* **Given data**:
= = = = = = =
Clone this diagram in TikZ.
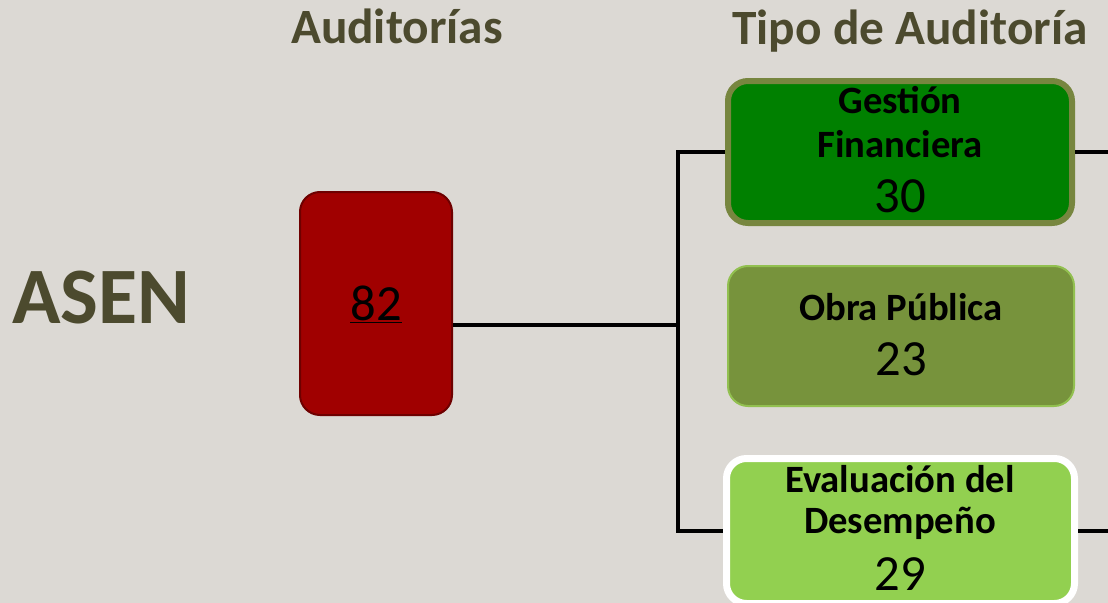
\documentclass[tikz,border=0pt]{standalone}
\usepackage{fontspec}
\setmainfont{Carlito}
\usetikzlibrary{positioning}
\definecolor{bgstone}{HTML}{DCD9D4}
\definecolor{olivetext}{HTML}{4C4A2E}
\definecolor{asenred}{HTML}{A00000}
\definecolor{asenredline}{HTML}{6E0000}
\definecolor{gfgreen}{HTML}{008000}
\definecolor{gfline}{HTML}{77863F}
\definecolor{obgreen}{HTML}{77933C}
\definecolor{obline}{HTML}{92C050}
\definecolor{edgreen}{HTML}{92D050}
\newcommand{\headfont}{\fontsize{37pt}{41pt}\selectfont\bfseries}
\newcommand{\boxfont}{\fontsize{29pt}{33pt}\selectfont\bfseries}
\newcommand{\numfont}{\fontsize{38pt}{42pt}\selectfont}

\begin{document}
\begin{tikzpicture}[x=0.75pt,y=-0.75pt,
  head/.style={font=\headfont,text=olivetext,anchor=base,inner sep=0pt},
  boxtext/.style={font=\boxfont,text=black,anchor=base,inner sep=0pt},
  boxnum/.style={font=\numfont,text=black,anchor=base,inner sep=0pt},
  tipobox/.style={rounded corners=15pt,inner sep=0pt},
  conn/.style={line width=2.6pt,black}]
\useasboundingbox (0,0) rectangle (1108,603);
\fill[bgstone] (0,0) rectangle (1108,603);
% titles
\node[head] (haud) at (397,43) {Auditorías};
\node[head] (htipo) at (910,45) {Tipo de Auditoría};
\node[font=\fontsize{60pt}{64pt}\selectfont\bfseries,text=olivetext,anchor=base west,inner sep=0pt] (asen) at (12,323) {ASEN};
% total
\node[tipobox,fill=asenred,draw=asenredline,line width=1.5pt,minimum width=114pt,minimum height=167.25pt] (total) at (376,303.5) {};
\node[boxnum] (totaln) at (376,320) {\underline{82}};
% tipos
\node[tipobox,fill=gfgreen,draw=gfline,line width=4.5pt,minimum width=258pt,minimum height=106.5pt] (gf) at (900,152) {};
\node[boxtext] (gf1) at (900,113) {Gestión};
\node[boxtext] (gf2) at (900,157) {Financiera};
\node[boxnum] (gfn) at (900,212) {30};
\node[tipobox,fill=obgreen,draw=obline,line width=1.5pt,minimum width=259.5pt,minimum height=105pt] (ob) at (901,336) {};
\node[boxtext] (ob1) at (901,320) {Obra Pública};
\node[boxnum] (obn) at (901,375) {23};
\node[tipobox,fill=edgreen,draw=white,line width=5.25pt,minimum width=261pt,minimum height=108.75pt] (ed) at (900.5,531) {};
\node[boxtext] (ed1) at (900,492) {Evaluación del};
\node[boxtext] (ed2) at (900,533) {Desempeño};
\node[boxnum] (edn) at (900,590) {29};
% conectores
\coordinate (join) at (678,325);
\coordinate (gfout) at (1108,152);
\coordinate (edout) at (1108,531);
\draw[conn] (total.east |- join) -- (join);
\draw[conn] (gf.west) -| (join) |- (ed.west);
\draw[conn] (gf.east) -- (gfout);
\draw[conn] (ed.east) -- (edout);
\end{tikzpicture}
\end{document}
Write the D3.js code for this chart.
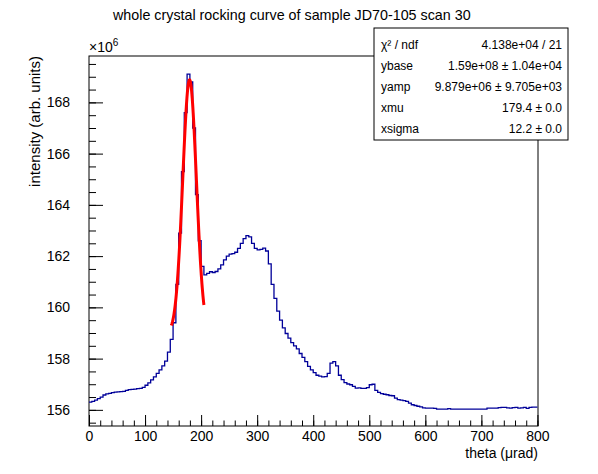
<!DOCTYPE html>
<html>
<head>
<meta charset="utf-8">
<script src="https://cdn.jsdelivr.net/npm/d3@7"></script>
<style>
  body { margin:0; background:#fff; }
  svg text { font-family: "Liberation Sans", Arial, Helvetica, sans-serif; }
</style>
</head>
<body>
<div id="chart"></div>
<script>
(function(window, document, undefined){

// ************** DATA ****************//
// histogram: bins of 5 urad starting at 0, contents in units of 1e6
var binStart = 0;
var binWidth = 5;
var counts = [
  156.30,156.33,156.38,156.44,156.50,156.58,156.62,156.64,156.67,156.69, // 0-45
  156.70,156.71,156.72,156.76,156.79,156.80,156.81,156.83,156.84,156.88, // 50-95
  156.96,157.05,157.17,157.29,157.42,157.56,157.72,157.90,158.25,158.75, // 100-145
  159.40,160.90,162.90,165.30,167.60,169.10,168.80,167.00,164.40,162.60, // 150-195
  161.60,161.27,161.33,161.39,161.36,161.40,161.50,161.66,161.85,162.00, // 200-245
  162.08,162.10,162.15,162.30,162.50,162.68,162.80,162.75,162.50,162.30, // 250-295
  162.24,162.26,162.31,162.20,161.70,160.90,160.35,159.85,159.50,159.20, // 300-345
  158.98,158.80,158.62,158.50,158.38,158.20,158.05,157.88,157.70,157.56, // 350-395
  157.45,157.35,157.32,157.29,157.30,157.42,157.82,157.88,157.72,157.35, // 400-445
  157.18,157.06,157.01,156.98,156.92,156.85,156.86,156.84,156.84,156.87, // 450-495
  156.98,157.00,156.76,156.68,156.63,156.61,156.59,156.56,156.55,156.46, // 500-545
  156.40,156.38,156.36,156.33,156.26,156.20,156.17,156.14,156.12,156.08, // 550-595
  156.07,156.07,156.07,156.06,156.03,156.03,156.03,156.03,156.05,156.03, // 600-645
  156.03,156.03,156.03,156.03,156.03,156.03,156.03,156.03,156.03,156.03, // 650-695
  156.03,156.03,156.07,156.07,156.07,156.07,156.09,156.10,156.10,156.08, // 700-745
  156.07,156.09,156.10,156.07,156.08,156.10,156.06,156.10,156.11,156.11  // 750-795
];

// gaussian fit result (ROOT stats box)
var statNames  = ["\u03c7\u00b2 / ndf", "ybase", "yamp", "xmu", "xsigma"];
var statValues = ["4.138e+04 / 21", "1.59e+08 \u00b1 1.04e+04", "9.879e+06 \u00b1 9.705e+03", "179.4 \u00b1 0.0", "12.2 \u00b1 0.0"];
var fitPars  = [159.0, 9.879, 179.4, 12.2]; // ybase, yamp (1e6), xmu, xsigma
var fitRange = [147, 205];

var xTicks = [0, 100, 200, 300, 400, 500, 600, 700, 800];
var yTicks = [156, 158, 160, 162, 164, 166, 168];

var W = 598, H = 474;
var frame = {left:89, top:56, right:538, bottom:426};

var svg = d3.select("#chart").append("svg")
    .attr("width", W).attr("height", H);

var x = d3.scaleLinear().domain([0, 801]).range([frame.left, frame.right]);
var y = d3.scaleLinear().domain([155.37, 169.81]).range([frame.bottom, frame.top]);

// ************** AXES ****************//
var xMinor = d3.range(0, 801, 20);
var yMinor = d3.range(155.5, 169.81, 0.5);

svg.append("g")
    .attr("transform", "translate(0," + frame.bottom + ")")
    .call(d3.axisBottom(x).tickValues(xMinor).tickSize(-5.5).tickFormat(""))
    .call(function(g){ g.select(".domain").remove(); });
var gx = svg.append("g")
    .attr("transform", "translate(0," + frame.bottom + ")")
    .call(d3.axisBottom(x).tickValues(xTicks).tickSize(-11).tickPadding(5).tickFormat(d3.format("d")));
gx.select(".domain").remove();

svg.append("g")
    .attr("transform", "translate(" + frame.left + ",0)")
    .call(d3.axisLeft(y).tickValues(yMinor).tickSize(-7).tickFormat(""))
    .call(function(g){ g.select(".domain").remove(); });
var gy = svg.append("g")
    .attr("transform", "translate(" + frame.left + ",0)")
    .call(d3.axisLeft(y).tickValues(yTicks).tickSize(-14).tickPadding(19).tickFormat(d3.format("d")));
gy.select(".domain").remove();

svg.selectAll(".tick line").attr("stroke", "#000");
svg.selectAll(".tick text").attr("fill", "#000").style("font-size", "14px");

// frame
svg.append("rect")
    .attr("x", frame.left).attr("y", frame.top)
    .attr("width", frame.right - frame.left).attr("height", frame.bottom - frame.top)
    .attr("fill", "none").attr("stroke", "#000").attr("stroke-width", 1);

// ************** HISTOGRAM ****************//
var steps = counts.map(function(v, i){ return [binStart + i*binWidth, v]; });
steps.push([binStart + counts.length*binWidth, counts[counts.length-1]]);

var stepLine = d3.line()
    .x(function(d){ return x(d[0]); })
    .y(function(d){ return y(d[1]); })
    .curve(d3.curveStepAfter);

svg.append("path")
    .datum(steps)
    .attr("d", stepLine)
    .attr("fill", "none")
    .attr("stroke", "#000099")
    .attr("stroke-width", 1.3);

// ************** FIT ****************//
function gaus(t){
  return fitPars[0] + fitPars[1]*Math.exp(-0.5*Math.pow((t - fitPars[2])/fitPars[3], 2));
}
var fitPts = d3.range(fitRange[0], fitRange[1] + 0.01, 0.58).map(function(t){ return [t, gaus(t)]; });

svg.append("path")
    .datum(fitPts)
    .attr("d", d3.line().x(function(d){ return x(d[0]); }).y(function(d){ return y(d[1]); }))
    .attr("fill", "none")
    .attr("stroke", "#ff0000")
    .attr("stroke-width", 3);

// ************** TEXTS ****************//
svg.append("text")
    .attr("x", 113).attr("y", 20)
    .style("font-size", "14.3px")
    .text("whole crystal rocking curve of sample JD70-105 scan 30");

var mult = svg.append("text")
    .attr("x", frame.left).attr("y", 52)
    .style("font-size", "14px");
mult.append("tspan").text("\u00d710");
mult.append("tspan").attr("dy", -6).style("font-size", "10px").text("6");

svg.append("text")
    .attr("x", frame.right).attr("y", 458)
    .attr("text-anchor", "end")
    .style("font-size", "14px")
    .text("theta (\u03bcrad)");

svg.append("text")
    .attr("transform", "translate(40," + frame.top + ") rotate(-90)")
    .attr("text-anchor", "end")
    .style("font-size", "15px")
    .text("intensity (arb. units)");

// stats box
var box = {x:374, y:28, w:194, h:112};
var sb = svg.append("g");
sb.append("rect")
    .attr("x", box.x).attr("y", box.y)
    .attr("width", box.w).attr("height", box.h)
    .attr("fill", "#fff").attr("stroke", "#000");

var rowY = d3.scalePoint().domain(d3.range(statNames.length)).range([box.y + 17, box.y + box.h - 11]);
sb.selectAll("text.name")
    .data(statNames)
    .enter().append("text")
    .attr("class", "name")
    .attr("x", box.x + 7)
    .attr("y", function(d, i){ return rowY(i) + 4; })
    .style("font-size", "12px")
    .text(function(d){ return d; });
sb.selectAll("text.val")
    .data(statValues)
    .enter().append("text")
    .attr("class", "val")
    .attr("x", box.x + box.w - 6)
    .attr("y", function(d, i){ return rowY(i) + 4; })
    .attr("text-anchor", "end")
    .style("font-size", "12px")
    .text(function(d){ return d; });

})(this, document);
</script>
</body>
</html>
= = = = = = =
Collect the lines of the data that carry the word "chart".

Write the D3.js code for this chart.
<div id="chart"></div>
var svg = d3.select("#chart").append("svg")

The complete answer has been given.